Cette exposition consistait en « deux grands décors de crèches présentant les métiers d’art et les traditions santonnières régionales dans des scènes pittoresques de la vie quotidienne, réalisés par un ornemaniste et un maître-santonnier drômois ». Il y avait également « quatre vitrines de crèches réalisées par des maîtres artisans et créateurs de santons haut-savoyard, altiligérien, ardéchois et cantalien », « des panneaux illustrant le travail du santonnier à travers les étapes de la fabrication d’un santon » et plusieurs ateliers organisés pour la découverte des métiers d’art, à destination, en particulier, des enfants. Lors du vernissage de l’exposition le président de la région Auvergne-Rhône-Alpes avait indiqué que son objet consistait « à rendre hommage au savoir-faire et aux traditions des maîtres-santonniers régionaux, en venant enrichir le plan régional lancé en 2016 en faveur des métiers d’art. Cet objet a été rappelé également dans un communiqué, publié le 5 décembre 2017 sur le site internet de la région, informant le public de l’accueil d’une « exposition vitrine du savoir-faire régional des métiers d’art et traditions populaires ».
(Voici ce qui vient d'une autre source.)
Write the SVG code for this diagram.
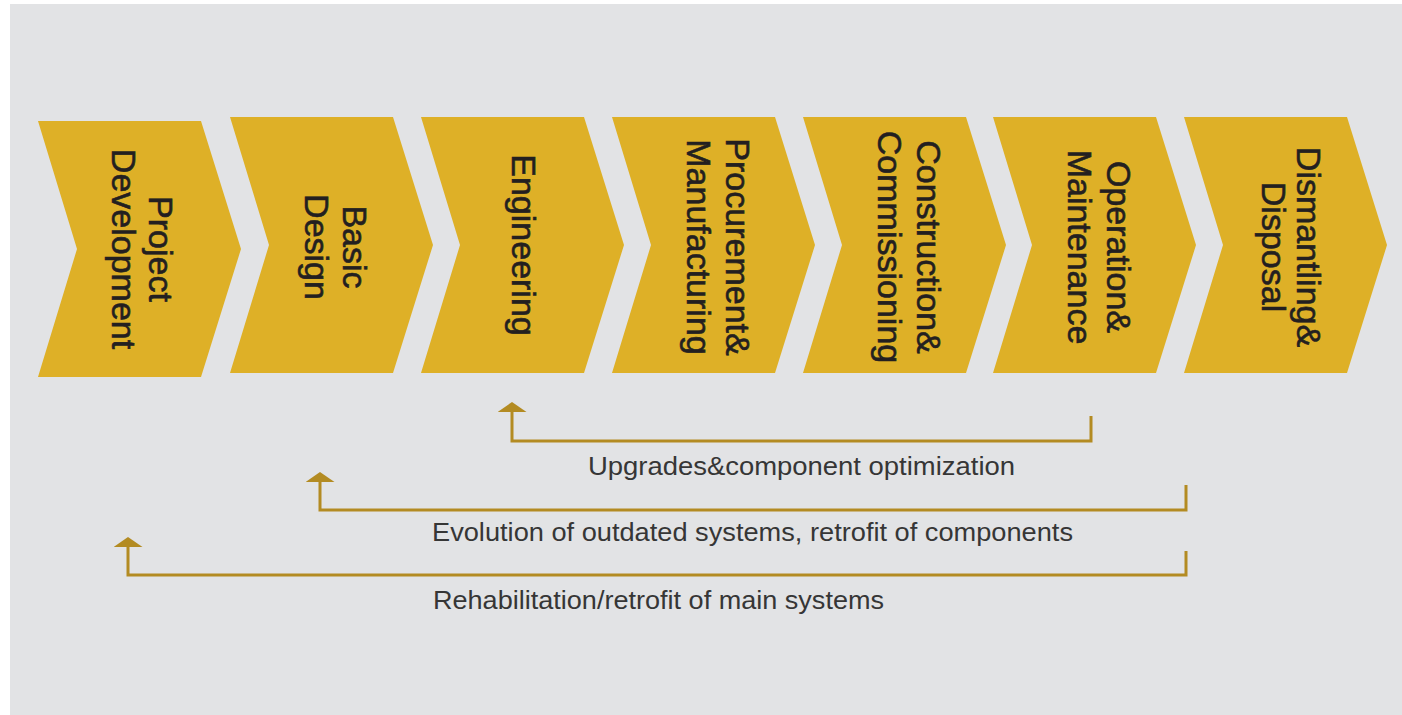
<svg xmlns="http://www.w3.org/2000/svg" width="1402" height="715" viewBox="0 0 1402 715">
  <style>
    .chev { fill: #DEB027; }
    .stage { font-family: "Liberation Sans", Arial, sans-serif; font-size: 34px; fill: #231F20; stroke: #231F20; stroke-width: 0.6; text-anchor: middle; }
    .link { fill: none; stroke: #B38B22; stroke-width: 3; }
    .note { font-family: "Liberation Sans", Arial, sans-serif; font-size: 25px; fill: #363636; }
  </style>
  <defs>
    <!-- chevron outline, origin at top-left corner -->
    <path id="chevron" d="M0,0 H163 L203,128 L163,256 H0 L39,128 Z"/>
    <marker id="tip" viewBox="0 0 10 29" refX="0" refY="14.5" markerWidth="10" markerHeight="29" markerUnits="userSpaceOnUse" orient="auto">
      <path d="M0,0 L10,14.5 L0,29 Z" fill="#B38B22"/>
    </marker>
  </defs>

  <!-- panel -->
  <rect x="10" y="4" width="1392" height="711" fill="#E2E3E5"/>

  <g id="project-development">
    <use href="#chevron" class="chev" x="38" y="121"/>
    <text class="stage" transform="translate(149,249) rotate(90)">Project</text>
    <text class="stage" transform="translate(112,249) rotate(90)">Development</text>
  </g>
  <g id="basic-design">
    <use href="#chevron" class="chev" x="230" y="117"/>
    <text class="stage" transform="translate(343,247) rotate(90)">Basic</text>
    <text class="stage" transform="translate(305,247) rotate(90)">Design</text>
  </g>
  <g id="engineering">
    <use href="#chevron" class="chev" x="421" y="117"/>
    <text class="stage" transform="translate(512,245) rotate(90)">Engineering</text>
  </g>
  <g id="procurement-manufacturing">
    <use href="#chevron" class="chev" x="612" y="117"/>
    <text class="stage" transform="translate(726,247) rotate(90)">Procurement&amp;</text>
    <text class="stage" transform="translate(687,247) rotate(90)">Manufacturing</text>
  </g>
  <g id="construction-commissioning">
    <use href="#chevron" class="chev" x="803" y="117"/>
    <text class="stage" transform="translate(917,247) rotate(90)">Construction&amp;</text>
    <text class="stage" transform="translate(878,247) rotate(90)">Commissioning</text>
  </g>
  <g id="operation-maintenance">
    <use href="#chevron" class="chev" x="993" y="117"/>
    <text class="stage" transform="translate(1107,247) rotate(90)">Operation&amp;</text>
    <text class="stage" transform="translate(1068,247) rotate(90)">Maintenance</text>
  </g>
  <g id="dismantling-disposal">
    <use href="#chevron" class="chev" x="1184" y="117"/>
    <text class="stage" transform="translate(1297,247) rotate(90)">Dismantling&amp;</text>
    <text class="stage" transform="translate(1262,247) rotate(90)">Disposal</text>
  </g>

  <g id="connectors">
    <path class="link" d="M1091,416 V441 H512 V412" marker-end="url(#tip)"/>
    <path class="link" d="M1186,485 V510 H320 V482" marker-end="url(#tip)"/>
    <path class="link" d="M1186,551 V575 H128 V547" marker-end="url(#tip)"/>
  </g>

  <g id="labels">
    <text class="note" x="588" y="475" textLength="427" lengthAdjust="spacingAndGlyphs">Upgrades&amp;component optimization</text>
    <text class="note" x="432" y="541" textLength="641" lengthAdjust="spacingAndGlyphs">Evolution of outdated systems, retrofit of components</text>
    <text class="note" x="433" y="609" textLength="451" lengthAdjust="spacingAndGlyphs">Rehabilitation/retrofit of main systems</text>
  </g>
</svg>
Il s’ensuit que cette exposition a un caractère culturel contrairement à celle organisée lors de la saison 1 qui ne présentait qu’une seule crèche de la nativité.
Le fait de présenter le métier de santonnier, d’organiser une exposition de différentes crèches, ainsi que des activités autour de ce thème permet au tribunal administratif d’en déduire que l’exposition litigieuse a bien un caractère cultuel.
TA Lyon, 22 nov. 2018, n° 1709278
Références
■ Loi du 9 décembre 1905 concernant la séparation des Églises et de l'État
Article 1er
« La République assure la liberté de conscience. Elle garantit le libre exercice des cultes sous les seules restrictions édictées ci-après dans l'intérêt de l'ordre public. »
Article 2
« La République ne reconnaît, ne salarie ni ne subventionne aucun culte. En conséquence, à partir du 1er janvier qui suivra la promulgation de la présente loi, seront supprimées des budgets de l'Etat, des départements et des communes, toutes dépenses relatives à l'exercice des cultes.
Pourront toutefois être inscrites auxdits budgets les dépenses relatives à des services d'aumônerie et destinées à assurer le libre exercice des cultes dans les établissements publics tels que lycées, collèges, écoles, hospices, asiles et prisons.
Les établissements publics du culte sont supprimés, sous réserve des dispositions énoncées à l'article 3. »
Article 28
« Il est interdit, à l'avenir, d'élever ou d'apposer aucun signe ou emblème religieux sur les monuments publics ou en quelque emplacement public que ce soit, à l'exception des édifices servant au culte, des terrains de sépulture dans les cimetières, des monuments funéraires, ainsi que des musées ou expositions. »
■ CE, ass., 9 nov. 2016, Cne de Melun, n° 395122 : Dalloz Actu Étudiant, 14 nov. 2016 ; Lebon ; AJDA 2016. 2135 ; D. 2016. 2341, obs. M.-C. de Montecler ; ibid. 2456, entretien D. Maus.
■ CE, ass., 9 nov. 2016, Féd. de la libre pensée de Vendée, n° 395223 : Dalloz Actu Étudiant, 14 nov. 2016 ; Lebon ; AJDA 2016. 2135 ; ibid. 2375, chron. L. Dutheillet de Lamothe et G. Odinet ; D. 2016. 2456, entretien D. Maus.